I strongly oppose this arbitrary decision and have asked the NMFS to reconsider and recall their announcement. No valid and reliable scientific evidence has been presented that would justify this action.
NMFS is a federal agency outside of the jurisdiction of the State of Florida. Therefore I am appealing to our two US senators, George LeMieux and Bill Nelson, and Congressmen Allan Boyd and Jeff Miller to join me in a request for reconsideration.
It is a measure of the insensitivity of NMFS that the agency would take this last minute action while the Destin Fishing Rodeo still has a week to go.

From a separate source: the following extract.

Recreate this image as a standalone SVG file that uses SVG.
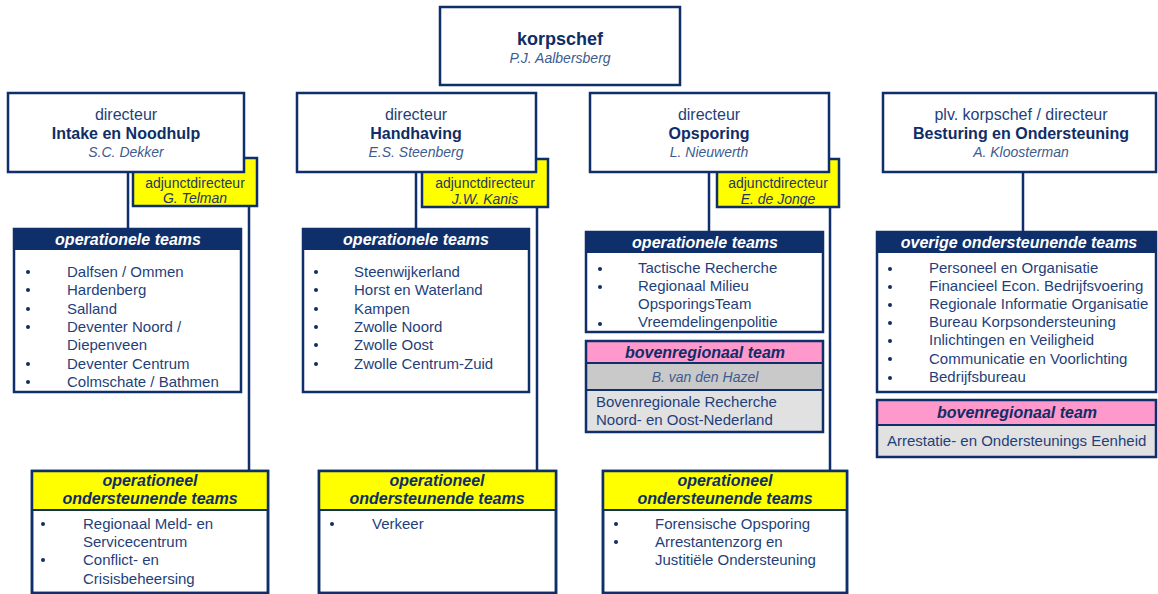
<svg xmlns="http://www.w3.org/2000/svg" width="1158" height="594" viewBox="0 0 1158 594">
<style>
text{font-family:"Liberation Sans",Arial,sans-serif}
.box{fill:#fff;stroke:#0e2f6a;stroke-width:2.5}
.frame{fill:none;stroke:#0e2f6a;stroke-width:2.5}
.yel{fill:#ffff00;stroke:#0e2f6a;stroke-width:2.5}
.hdr{fill:#0e2f6a}
.yhdr{fill:#ffff00}
.pink{fill:#ff99cc}
.g1{fill:#c9c9c9}
.g2{fill:#e1e1e1}
.sep{stroke:#0e2f6a;stroke-width:2}
.ln{stroke:#0e2f6a;stroke-width:2.5;fill:none}
.t{fill:#1f3f7a;font-size:16px;text-anchor:middle}
.b{fill:#0f2d66;font-size:16px;font-weight:bold;text-anchor:middle}
.nm{fill:#3d5b8f;font-size:14px;font-style:italic;text-anchor:middle}
.big{fill:#0f2d66;font-size:18px;font-weight:bold;text-anchor:middle}
.adj{fill:#27375e;font-size:14px;text-anchor:middle}
.adjn{fill:#27375e;font-size:14px;font-style:italic;text-anchor:middle}
.wh{fill:#fff;font-size:16px;font-weight:bold;font-style:italic;text-anchor:middle}
.yh{fill:#0f2d66;font-size:16px;font-weight:bold;font-style:italic;text-anchor:middle}
.li{fill:#1f3f7a;font-size:15px}
.dot{fill:#0f2d66}
</style>

<g id="connectors">
<line class="ln" x1="128" y1="172" x2="128" y2="229"/>
<line class="ln" x1="249" y1="206" x2="249" y2="471"/>
<line class="ln" x1="416" y1="172" x2="416" y2="229"/>
<line class="ln" x1="537" y1="207" x2="537" y2="471"/>
<line class="ln" x1="709" y1="172" x2="709" y2="232"/>
<line class="ln" x1="830" y1="207" x2="830" y2="471"/>
<line class="ln" x1="1023" y1="172" x2="1023" y2="232"/>
</g>

<g id="korpschef">
<rect class="box" x="440" y="7" width="240" height="78"/>
<text class="big" x="560" y="45">korpschef</text>
<text class="nm" x="560" y="63">P.J. Aalbersberg</text>
</g>

<g id="adjunct-intake">
<rect x="133" y="158" width="124" height="48" fill="#ffff00"/>
<text class="adj" x="195" y="188">adjunctdirecteur</text>
<text class="adjn" x="195" y="203">G. Telman</text>
<rect class="frame" x="133" y="158" width="124" height="48"/>
</g>
<g id="dir-intake">
<rect class="box" x="8" y="93" width="236" height="79"/>
<text class="t" x="126" y="120">directeur</text>
<text class="b" x="126" y="139">Intake en Noodhulp</text>
<text class="nm" x="126" y="157">S.C. Dekker</text>
</g>

<g id="adjunct-handhaving">
<rect x="422" y="159" width="126" height="48" fill="#ffff00"/>
<text class="adj" x="485" y="188">adjunctdirecteur</text>
<text class="adjn" x="485" y="204">J.W. Kanis</text>
<rect class="frame" x="422" y="159" width="126" height="48"/>
</g>
<g id="dir-handhaving">
<rect class="box" x="297" y="93" width="239" height="79"/>
<text class="t" x="416" y="120">directeur</text>
<text class="b" x="416" y="139">Handhaving</text>
<text class="nm" x="416" y="157">E.S. Steenberg</text>
</g>

<g id="adjunct-opsporing">
<rect x="717" y="159" width="122" height="48" fill="#ffff00"/>
<text class="adj" x="778" y="188">adjunctdirecteur</text>
<text class="adjn" x="778" y="204">E. de Jonge</text>
<rect class="frame" x="717" y="159" width="122" height="48"/>
</g>
<g id="dir-opsporing">
<rect class="box" x="590" y="93" width="239" height="79"/>
<text class="t" x="709" y="120">directeur</text>
<text class="b" x="709" y="139">Opsporing</text>
<text class="nm" x="709" y="157">L. Nieuwerth</text>
</g>

<g id="dir-besturing">
<rect class="box" x="883" y="93" width="273" height="79"/>
<text class="t" x="1021" y="120">plv. korpschef / directeur</text>
<text class="b" x="1021" y="139">Besturing en Ondersteuning</text>
<text class="nm" x="1021" y="157">A. Kloosterman</text>
</g>

<g id="op-intake">
<rect class="box" x="14" y="229" width="227" height="163"/>
<rect class="hdr" x="14" y="229" width="227" height="21"/>
<text class="wh" x="128" y="245">operationele teams</text>
<g class="dot"><circle cx="28" cy="272" r="2"/><circle cx="28" cy="290" r="2"/><circle cx="28" cy="309" r="2"/><circle cx="28" cy="327" r="2"/><circle cx="28" cy="364" r="2"/><circle cx="28" cy="382" r="2"/></g>
<text class="li" x="67" y="277">Dalfsen / Ommen</text>
<text class="li" x="67" y="295">Hardenberg</text>
<text class="li" x="67" y="314">Salland</text>
<text class="li" x="67" y="332">Deventer Noord /</text>
<text class="li" x="67" y="350">Diepenveen</text>
<text class="li" x="67" y="369">Deventer Centrum</text>
<text class="li" x="67" y="387">Colmschate / Bathmen</text>
</g>

<g id="op-handhaving">
<rect class="box" x="303" y="229" width="226" height="163"/>
<rect class="hdr" x="303" y="229" width="226" height="21"/>
<text class="wh" x="416" y="245">operationele teams</text>
<g class="dot"><circle cx="316" cy="272" r="2"/><circle cx="316" cy="290" r="2"/><circle cx="316" cy="309" r="2"/><circle cx="316" cy="327" r="2"/><circle cx="316" cy="345" r="2"/><circle cx="316" cy="364" r="2"/></g>
<text class="li" x="354" y="277">Steenwijkerland</text>
<text class="li" x="354" y="295">Horst en Waterland</text>
<text class="li" x="354" y="314">Kampen</text>
<text class="li" x="354" y="332">Zwolle Noord</text>
<text class="li" x="354" y="350">Zwolle Oost</text>
<text class="li" x="354" y="369">Zwolle Centrum-Zuid</text>
</g>

<g id="op-opsporing">
<rect class="box" x="586" y="232" width="237" height="100"/>
<rect class="hdr" x="586" y="232" width="237" height="21"/>
<text class="wh" x="705" y="248">operationele teams</text>
<g class="dot"><circle cx="600" cy="269" r="2"/><circle cx="600" cy="287" r="2"/><circle cx="600" cy="324" r="2"/></g>
<text class="li" x="638" y="273">Tactische Recherche</text>
<text class="li" x="638" y="291">Regionaal Milieu</text>
<text class="li" x="638" y="309">OpsporingsTeam</text>
<text class="li" x="638" y="327">Vreemdelingenpolitie</text>
</g>

<g id="boven-opsporing">
<rect class="pink" x="586" y="341" width="237" height="22"/>
<rect class="g1" x="586" y="363" width="237" height="27"/>
<rect class="g2" x="586" y="390" width="237" height="42"/>
<line class="sep" x1="586" y1="363" x2="823" y2="363"/>
<line class="sep" x1="586" y1="390" x2="823" y2="390"/>
<rect class="frame" x="586" y="341" width="237" height="91"/>
<text class="yh" x="705" y="358">bovenregionaal team</text>
<text class="nm" x="705" y="382">B. van den Hazel</text>
<text class="li" x="596" y="407">Bovenregionale Recherche</text>
<text class="li" x="596" y="425">Noord- en Oost-Nederland</text>
</g>

<g id="overige">
<rect class="box" x="877" y="232" width="279" height="160"/>
<rect class="hdr" x="877" y="232" width="279" height="21"/>
<text class="wh" x="1019" y="248">overige ondersteunende teams</text>
<g class="dot"><circle cx="890" cy="269" r="2"/><circle cx="890" cy="287" r="2"/><circle cx="890" cy="305" r="2"/><circle cx="890" cy="323" r="2"/><circle cx="890" cy="341" r="2"/><circle cx="890" cy="359" r="2"/><circle cx="890" cy="378" r="2"/></g>
<text class="li" x="929" y="273">Personeel en Organisatie</text>
<text class="li" x="929" y="291">Financieel Econ. Bedrijfsvoering</text>
<text class="li" x="929" y="309">Regionale Informatie Organisatie</text>
<text class="li" x="929" y="327">Bureau Korpsondersteuning</text>
<text class="li" x="929" y="345">Inlichtingen en Veiligheid</text>
<text class="li" x="929" y="364">Communicatie en Voorlichting</text>
<text class="li" x="929" y="382">Bedrijfsbureau</text>
</g>

<g id="boven-besturing">
<rect class="pink" x="877" y="400" width="279" height="25"/>
<rect class="g2" x="877" y="425" width="279" height="32"/>
<line class="sep" x1="877" y1="425" x2="1156" y2="425"/>
<rect class="frame" x="877" y="400" width="279" height="57"/>
<text class="yh" x="1017" y="418">bovenregionaal team</text>
<text class="li" x="887" y="446">Arrestatie- en Ondersteunings Eenheid</text>
</g>

<g id="ondersteunend-intake">
<rect class="box" x="32" y="471" width="236" height="122"/>
<rect class="yhdr" x="32" y="471" width="236" height="39"/>
<line class="sep" x1="32" y1="510" x2="268" y2="510"/>
<rect class="frame" x="32" y="471" width="236" height="122"/>
<text class="yh" x="150" y="486">operationeel</text>
<text class="yh" x="150" y="504">ondersteunende teams</text>
<g class="dot"><circle cx="43" cy="524" r="2"/><circle cx="43" cy="560" r="2"/></g>
<text class="li" x="83" y="529">Regionaal Meld- en</text>
<text class="li" x="83" y="547">Servicecentrum</text>
<text class="li" x="83" y="565">Conflict- en</text>
<text class="li" x="83" y="584">Crisisbeheersing</text>
</g>

<g id="ondersteunend-handhaving">
<rect class="box" x="319" y="471" width="237" height="122"/>
<rect class="yhdr" x="319" y="471" width="237" height="39"/>
<line class="sep" x1="319" y1="510" x2="556" y2="510"/>
<rect class="frame" x="319" y="471" width="237" height="122"/>
<text class="yh" x="437" y="486">operationeel</text>
<text class="yh" x="437" y="504">ondersteunende teams</text>
<circle class="dot" cx="332" cy="524" r="2"/>
<text class="li" x="372" y="529">Verkeer</text>
</g>

<g id="ondersteunend-opsporing">
<rect class="box" x="603" y="471" width="244" height="122"/>
<rect class="yhdr" x="603" y="471" width="244" height="39"/>
<line class="sep" x1="603" y1="510" x2="847" y2="510"/>
<rect class="frame" x="603" y="471" width="244" height="122"/>
<text class="yh" x="725" y="486">operationeel</text>
<text class="yh" x="725" y="504">ondersteunende teams</text>
<g class="dot"><circle cx="616" cy="524" r="2"/><circle cx="616" cy="542" r="2"/></g>
<text class="li" x="655" y="529">Forensische Opsporing</text>
<text class="li" x="655" y="547">Arrestantenzorg en</text>
<text class="li" x="655" y="565">Justitiële Ondersteuning</text>
</g>
</svg>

Destin is hosting fishermen who have come here from throughout the country. The amberjack fishery is important to visitors who spend millions of dollars a year supporting our coastal economy. Though we will feel the sting here, this draconian action affects communities along our entire Gulf coast.
It is ironic that a federal government handing out billions of “stimulus dollars” with one hand is, with the other, hurting the entrepreneurs, the small businesspeople who own, operate and work on fishing boats in our area. For many of our captains and mates trying to hang onto their livelihood, decisions like that made today by NMFS are an anchor rope around their throats.
Unfortunately, it appears we will see a continual attack on our sport fishing industry by federal regulators. Red snapper, grouper and other fisheries have already been victims of NMFS. Therefore, in my capacity as Chairman of the Senate Select Committee on Florida’s Economy, I have today requested Workforce Florida to develop and offer dislocated worker and training services to Northwest Florida fishermen who may have no choice but to seek other ways to earn a living.